=== Given exercise ===
Quote the listing in full, exactly as given, minus any pictures.

=== Data ===
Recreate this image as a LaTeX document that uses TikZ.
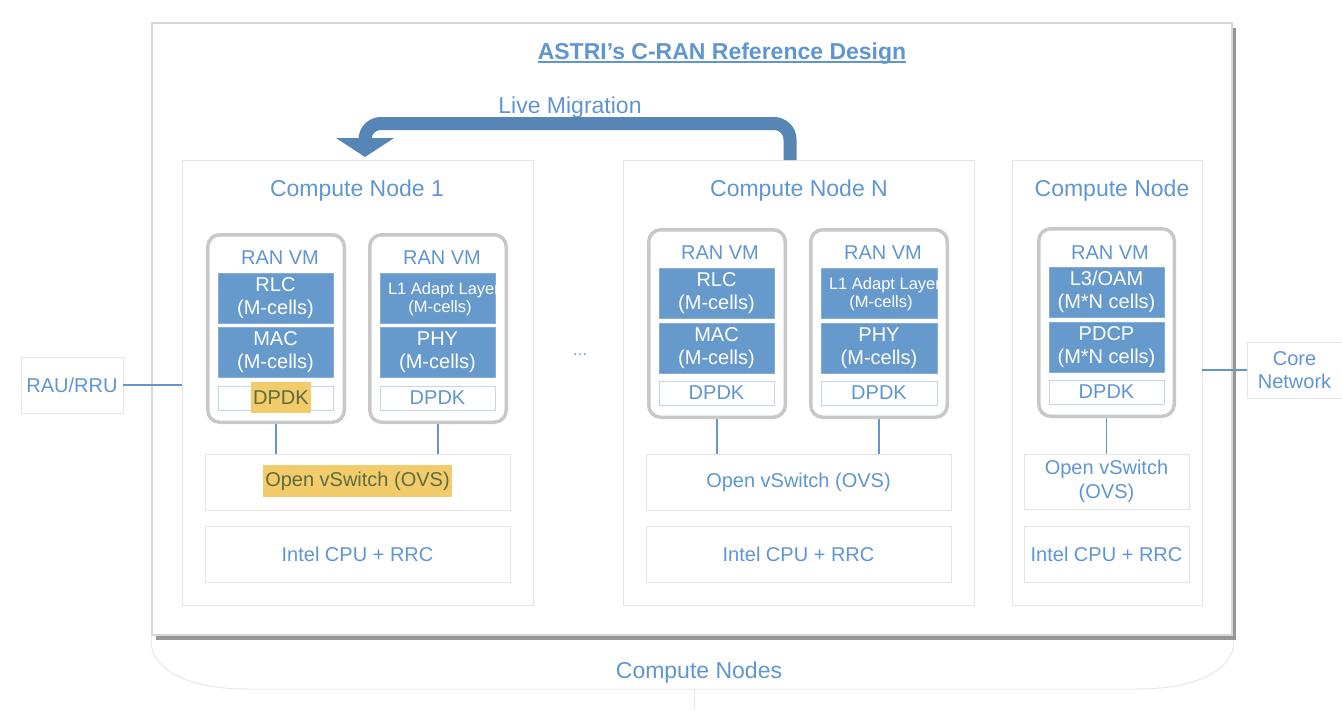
\documentclass[tikz,border=0pt]{standalone}
\usepackage{fontspec}
\setmainfont{Liberation Sans}
\definecolor{tblue}{RGB}{95,150,210}
\definecolor{lblue}{RGB}{102,153,204}
\definecolor{arrowblue}{RGB}{87,133,181}
\definecolor{ngray}{RGB}{228,228,228}
\definecolor{vgray}{RGB}{200,200,200}
\definecolor{dborder}{RGB}{195,212,235}
\definecolor{cblue}{RGB}{100,150,205}
\definecolor{hyellow}{RGB}{242,204,106}
\definecolor{holive}{RGB}{94,108,62}
\definecolor{fgray}{RGB}{215,215,215}
\definecolor{shadowgray}{RGB}{150,150,150}
\definecolor{curvegray}{RGB}{230,230,230}
\begin{document}
\begin{tikzpicture}[x=1pt,y=-1pt,
  every node/.style={inner sep=0pt, outer sep=0pt},
  fbig/.style={font=\fontsize{23}{27}\selectfont},
  fmid/.style={font=\fontsize{20}{23.5}\selectfont},
  fsmall/.style={font=\fontsize{16.5}{19.5}\selectfont},
  lbl/.style={text=tblue},
  nodebox/.style={draw=ngray, line width=1, fill=white, text=tblue, fmid},
  vmbox/.style={draw=vgray, line width=3.5, rounded corners=12, outer sep=1.75},
  layer/.style={fill=lblue, draw=lblue!80!white, line width=0.8, text=white, align=center, fmid, minimum width=115, minimum height=50},
  dpdk/.style={draw=dborder, line width=1, fill=white, text=tblue, fmid, minimum width=115, minimum height=24},
  conn/.style={draw=cblue, line width=1.5},
  hl/.style={fill=hyellow, text=holive, fmid}
]
\useasboundingbox (0,0) rectangle (1342,710);

% bottom curved group shape
\draw[curvegray, line width=1] (151,636) -- (151,641) .. controls (151,670) and (190,689) .. (246,689) -- (1138,689) .. controls (1196,689) and (1234,670) .. (1234,641);
\coordinate (grpS) at (694,689);
\coordinate (grpE) at (694,710);
\draw[curvegray, line width=1] (grpS) -- (grpE);
\node[lbl, fbig, anchor=base] (cnodes) at (699,678) {Compute Nodes};

% outer frame with shadow
\fill[shadowgray] (156,28) rectangle (1236,640);
\node[draw=fgray, line width=1.2, fill=white, minimum width=1080, minimum height=612] (frame) at (692,329) {};

% title
\node[lbl, font=\fontsize{23}{27}\selectfont\bfseries, anchor=base] (title) at (722,59) {ASTRI’s C-RAN Reference Design};
\draw[tblue, line width=1.5] ([yshift=-3]title.base west) -- ([yshift=-3]title.base east);

\node[lbl, fbig, anchor=base] (live) at (570,113) {Live Migration};

% compute node boxes
\node[nodebox, minimum width=351, minimum height=445] (cn1) at (357.5,382.5) {};
\node[nodebox, minimum width=351, minimum height=445] (cnN) at (798.5,382.5) {};
\node[nodebox, minimum width=190, minimum height=445] (cnR) at (1107,382.5) {};
\node[lbl, fbig, anchor=base] (t1) at (357,196) {Compute Node 1};
\node[lbl, fbig, anchor=base] (tN) at (799,196) {Compute Node N};
\node[lbl, fbig, anchor=base] (tR) at (1112,196) {Compute Node};

% live migration arrow
\coordinate (mA) at (790,160);
\coordinate (mB) at (790,123.5);
\coordinate (mC) at (365,123.5);
\coordinate (mD) at (365,139);
\draw[arrowblue, line width=13, rounded corners=16] (mA) -- (mB) -- (mC) -- (mD);
\fill[arrowblue] (336,138) -- (394,138) -- (365,157) -- cycle;

% ===== Compute Node 1 =====
\node[vmbox, minimum width=136.5, minimum height=187.5] (vm11) at (276,328.5) {};
\node[vmbox, minimum width=136.5, minimum height=187.5] (vm12) at (438,328.5) {};
\node[lbl, fmid, anchor=base] at (280,264) {RAN VM};
\node[lbl, fmid, anchor=base] at (442,264) {RAN VM};
\node[layer] (rlc1) at (275.5,298) {RLC\\(M-cells)};
\node[layer] (mac1) at (275.5,352) {MAC\\(M-cells)};
\node[dpdk] (dp11) at (275.5,398) {};
\node[hl, minimum width=60, minimum height=31] (hl11) at (281,397.5) {DPDK};
\node[layer] (l1a1) at (437.5,298) {};
\begin{scope}
\clip (380,273) rectangle (495,323);
\node[text=white, fsmall, anchor=base west] at (388,294) {L1 Adapt Layer};
\end{scope}
\node[text=white, fsmall] at (440,308) {(M-cells)};
\node[layer] (phy1) at (437.5,352) {PHY\\(M-cells)};
\node[dpdk] (dp12) at (437.5,398) {DPDK};
\node[nodebox, minimum width=305, minimum height=56] (ovs1) at (357.5,482) {};
\node[hl, minimum width=189, minimum height=32] (hlovs) at (357.5,481) {Open vSwitch (OVS)};
\node[nodebox, minimum width=305, minimum height=56] (cpu1) at (357.5,554) {Intel CPU + RRC};
\draw[conn] (vm11.south) -- (vm11.south |- ovs1.north);
\draw[conn] (vm12.south) -- (vm12.south |- ovs1.north);

% ===== Compute Node N =====
\node[vmbox, minimum width=136.5, minimum height=187.5] (vmN1) at (717,323.5) {};
\node[vmbox, minimum width=136.5, minimum height=187.5] (vmN2) at (879,323.5) {};
\node[lbl, fmid, anchor=base] at (720,259) {RAN VM};
\node[lbl, fmid, anchor=base] at (883,259) {RAN VM};
\node[layer] (rlcN) at (716.5,293) {RLC\\(M-cells)};
\node[layer] (macN) at (716.5,348) {MAC\\(M-cells)};
\node[dpdk] (dpN1) at (716.5,393) {DPDK};
\node[layer, minimum width=116] (l1aN) at (879,293) {};
\begin{scope}
\clip (821,268) rectangle (937,318);
\node[text=white, fsmall, anchor=base west] at (829,289) {L1 Adapt Layer};
\end{scope}
\node[text=white, fsmall] at (881,303) {(M-cells)};
\node[layer, minimum width=116] (phyN) at (879,348) {PHY\\(M-cells)};
\node[dpdk, minimum width=116] (dpN2) at (879,393) {DPDK};
\node[nodebox, minimum width=305, minimum height=56] (ovsN) at (798.5,482) {Open vSwitch (OVS)};
\node[nodebox, minimum width=305, minimum height=56] (cpuN) at (798.5,554) {Intel CPU + RRC};
\draw[conn] (vmN1.south) -- (vmN1.south |- ovsN.north);
\draw[conn] (vmN2.south) -- (vmN2.south |- ovsN.north);

\node[lbl, font=\fontsize{15}{18}\selectfont] (dots) at (580,355) {…};

% ===== Compute Node (right) =====
\node[vmbox, minimum width=135.5, minimum height=187.5] (vmR) at (1106.5,322.5) {};
\node[lbl, fmid, anchor=base] at (1110,259) {RAN VM};
\node[layer] (l3) at (1106.5,292) {L3/OAM\\(M*N cells)};
\node[layer] (pdcp) at (1106.5,347) {PDCP\\(M*N cells)};
\node[dpdk] (dpR) at (1106.5,392) {DPDK};
\node[nodebox, minimum width=165, minimum height=55, align=center] (ovsR) at (1106.5,481.5) {Open vSwitch\\(OVS)};
\node[nodebox, minimum width=165, minimum height=56] (cpuR) at (1106.5,554) {Intel CPU + RRC};
\draw[conn] (vmR.south) -- (vmR.south |- ovsR.north);

% ===== external =====
\node[nodebox, minimum width=102, minimum height=56] (rau) at (72,385) {RAU/RRU};
\draw[conn] (rau.east) -- (cn1.west |- rau.east);
\node[nodebox, minimum width=95, minimum height=56, align=center] (core) at (1294.5,370) {Core\\Network};
\draw[conn] (cnR.east |- core.west) -- (core.west);
\end{tikzpicture}
\end{document}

=== Solution to the problem ===
Recreate this image as a LaTeX document that uses TikZ.
\documentclass[tikz,border=0pt]{standalone}
\usepackage{fontspec}
\setmainfont{Liberation Sans}
\definecolor{tblue}{RGB}{95,150,210}
\definecolor{lblue}{RGB}{102,153,204}
\definecolor{arrowblue}{RGB}{87,133,181}
\definecolor{ngray}{RGB}{228,228,228}
\definecolor{vgray}{RGB}{200,200,200}
\definecolor{dborder}{RGB}{195,212,235}
\definecolor{cblue}{RGB}{100,150,205}
\definecolor{hyellow}{RGB}{242,204,106}
\definecolor{holive}{RGB}{94,108,62}
\definecolor{fgray}{RGB}{215,215,215}
\definecolor{shadowgray}{RGB}{150,150,150}
\definecolor{curvegray}{RGB}{230,230,230}
\begin{document}
\begin{tikzpicture}[x=1pt,y=-1pt,
  every node/.style={inner sep=0pt, outer sep=0pt},
  fbig/.style={font=\fontsize{23}{27}\selectfont},
  fmid/.style={font=\fontsize{20}{23.5}\selectfont},
  fsmall/.style={font=\fontsize{16.5}{19.5}\selectfont},
  lbl/.style={text=tblue},
  nodebox/.style={draw=ngray, line width=1, fill=white, text=tblue, fmid},
  vmbox/.style={draw=vgray, line width=3.5, rounded corners=12, outer sep=1.75},
  layer/.style={fill=lblue, draw=lblue!80!white, line width=0.8, text=white, align=center, fmid, minimum width=115, minimum height=50},
  dpdk/.style={draw=dborder, line width=1, fill=white, text=tblue, fmid, minimum width=115, minimum height=24},
  conn/.style={draw=cblue, line width=1.5},
  hl/.style={fill=hyellow, text=holive, fmid}
]
\useasboundingbox (0,0) rectangle (1342,710);

% bottom curved group shape
\draw[curvegray, line width=1] (151,636) -- (151,641) .. controls (151,670) and (190,689) .. (246,689) -- (1138,689) .. controls (1196,689) and (1234,670) .. (1234,641);
\coordinate (grpS) at (694,689);
\coordinate (grpE) at (694,710);
\draw[curvegray, line width=1] (grpS) -- (grpE);
\node[lbl, fbig, anchor=base] (cnodes) at (699,678) {Compute Nodes};

% outer frame with shadow
\fill[shadowgray] (156,28) rectangle (1236,640);
\node[draw=fgray, line width=1.2, fill=white, minimum width=1080, minimum height=612] (frame) at (692,329) {};

% title
\node[lbl, font=\fontsize{23}{27}\selectfont\bfseries, anchor=base] (title) at (722,59) {ASTRI’s C-RAN Reference Design};
\draw[tblue, line width=1.5] ([yshift=-3]title.base west) -- ([yshift=-3]title.base east);

\node[lbl, fbig, anchor=base] (live) at (570,113) {Live Migration};

% compute node boxes
\node[nodebox, minimum width=351, minimum height=445] (cn1) at (357.5,382.5) {};
\node[nodebox, minimum width=351, minimum height=445] (cnN) at (798.5,382.5) {};
\node[nodebox, minimum width=190, minimum height=445] (cnR) at (1107,382.5) {};
\node[lbl, fbig, anchor=base] (t1) at (357,196) {Compute Node 1};
\node[lbl, fbig, anchor=base] (tN) at (799,196) {Compute Node N};
\node[lbl, fbig, anchor=base] (tR) at (1112,196) {Compute Node};

% live migration arrow
\coordinate (mA) at (790,160);
\coordinate (mB) at (790,123.5);
\coordinate (mC) at (365,123.5);
\coordinate (mD) at (365,139);
\draw[arrowblue, line width=13, rounded corners=16] (mA) -- (mB) -- (mC) -- (mD);
\fill[arrowblue] (336,138) -- (394,138) -- (365,157) -- cycle;

% ===== Compute Node 1 =====
\node[vmbox, minimum width=136.5, minimum height=187.5] (vm11) at (276,328.5) {};
\node[vmbox, minimum width=136.5, minimum height=187.5] (vm12) at (438,328.5) {};
\node[lbl, fmid, anchor=base] at (280,264) {RAN VM};
\node[lbl, fmid, anchor=base] at (442,264) {RAN VM};
\node[layer] (rlc1) at (275.5,298) {RLC\\(M-cells)};
\node[layer] (mac1) at (275.5,352) {MAC\\(M-cells)};
\node[dpdk] (dp11) at (275.5,398) {};
\node[hl, minimum width=60, minimum height=31] (hl11) at (281,397.5) {DPDK};
\node[layer] (l1a1) at (437.5,298) {};
\begin{scope}
\clip (380,273) rectangle (495,323);
\node[text=white, fsmall, anchor=base west] at (388,294) {L1 Adapt Layer};
\end{scope}
\node[text=white, fsmall] at (440,308) {(M-cells)};
\node[layer] (phy1) at (437.5,352) {PHY\\(M-cells)};
\node[dpdk] (dp12) at (437.5,398) {DPDK};
\node[nodebox, minimum width=305, minimum height=56] (ovs1) at (357.5,482) {};
\node[hl, minimum width=189, minimum height=32] (hlovs) at (357.5,481) {Open vSwitch (OVS)};
\node[nodebox, minimum width=305, minimum height=56] (cpu1) at (357.5,554) {Intel CPU + RRC};
\draw[conn] (vm11.south) -- (vm11.south |- ovs1.north);
\draw[conn] (vm12.south) -- (vm12.south |- ovs1.north);

% ===== Compute Node N =====
\node[vmbox, minimum width=136.5, minimum height=187.5] (vmN1) at (717,323.5) {};
\node[vmbox, minimum width=136.5, minimum height=187.5] (vmN2) at (879,323.5) {};
\node[lbl, fmid, anchor=base] at (720,259) {RAN VM};
\node[lbl, fmid, anchor=base] at (883,259) {RAN VM};
\node[layer] (rlcN) at (716.5,293) {RLC\\(M-cells)};
\node[layer] (macN) at (716.5,348) {MAC\\(M-cells)};
\node[dpdk] (dpN1) at (716.5,393) {DPDK};
\node[layer, minimum width=116] (l1aN) at (879,293) {};
\begin{scope}
\clip (821,268) rectangle (937,318);
\node[text=white, fsmall, anchor=base west] at (829,289) {L1 Adapt Layer};
\end{scope}
\node[text=white, fsmall] at (881,303) {(M-cells)};
\node[layer, minimum width=116] (phyN) at (879,348) {PHY\\(M-cells)};
\node[dpdk, minimum width=116] (dpN2) at (879,393) {DPDK};
\node[nodebox, minimum width=305, minimum height=56] (ovsN) at (798.5,482) {Open vSwitch (OVS)};
\node[nodebox, minimum width=305, minimum height=56] (cpuN) at (798.5,554) {Intel CPU + RRC};
\draw[conn] (vmN1.south) -- (vmN1.south |- ovsN.north);
\draw[conn] (vmN2.south) -- (vmN2.south |- ovsN.north);

\node[lbl, font=\fontsize{15}{18}\selectfont] (dots) at (580,355) {…};

% ===== Compute Node (right) =====
\node[vmbox, minimum width=135.5, minimum height=187.5] (vmR) at (1106.5,322.5) {};
\node[lbl, fmid, anchor=base] at (1110,259) {RAN VM};
\node[layer] (l3) at (1106.5,292) {L3/OAM\\(M*N cells)};
\node[layer] (pdcp) at (1106.5,347) {PDCP\\(M*N cells)};
\node[dpdk] (dpR) at (1106.5,392) {DPDK};
\node[nodebox, minimum width=165, minimum height=55, align=center] (ovsR) at (1106.5,481.5) {Open vSwitch\\(OVS)};
\node[nodebox, minimum width=165, minimum height=56] (cpuR) at (1106.5,554) {Intel CPU + RRC};
\draw[conn] (vmR.south) -- (vmR.south |- ovsR.north);

% ===== external =====
\node[nodebox, minimum width=102, minimum height=56] (rau) at (72,385) {RAU/RRU};
\draw[conn] (rau.east) -- (cn1.west |- rau.east);
\node[nodebox, minimum width=95, minimum height=56, align=center] (core) at (1294.5,370) {Core\\Network};
\draw[conn] (cnR.east |- core.west) -- (core.west);
\end{tikzpicture}
\end{document}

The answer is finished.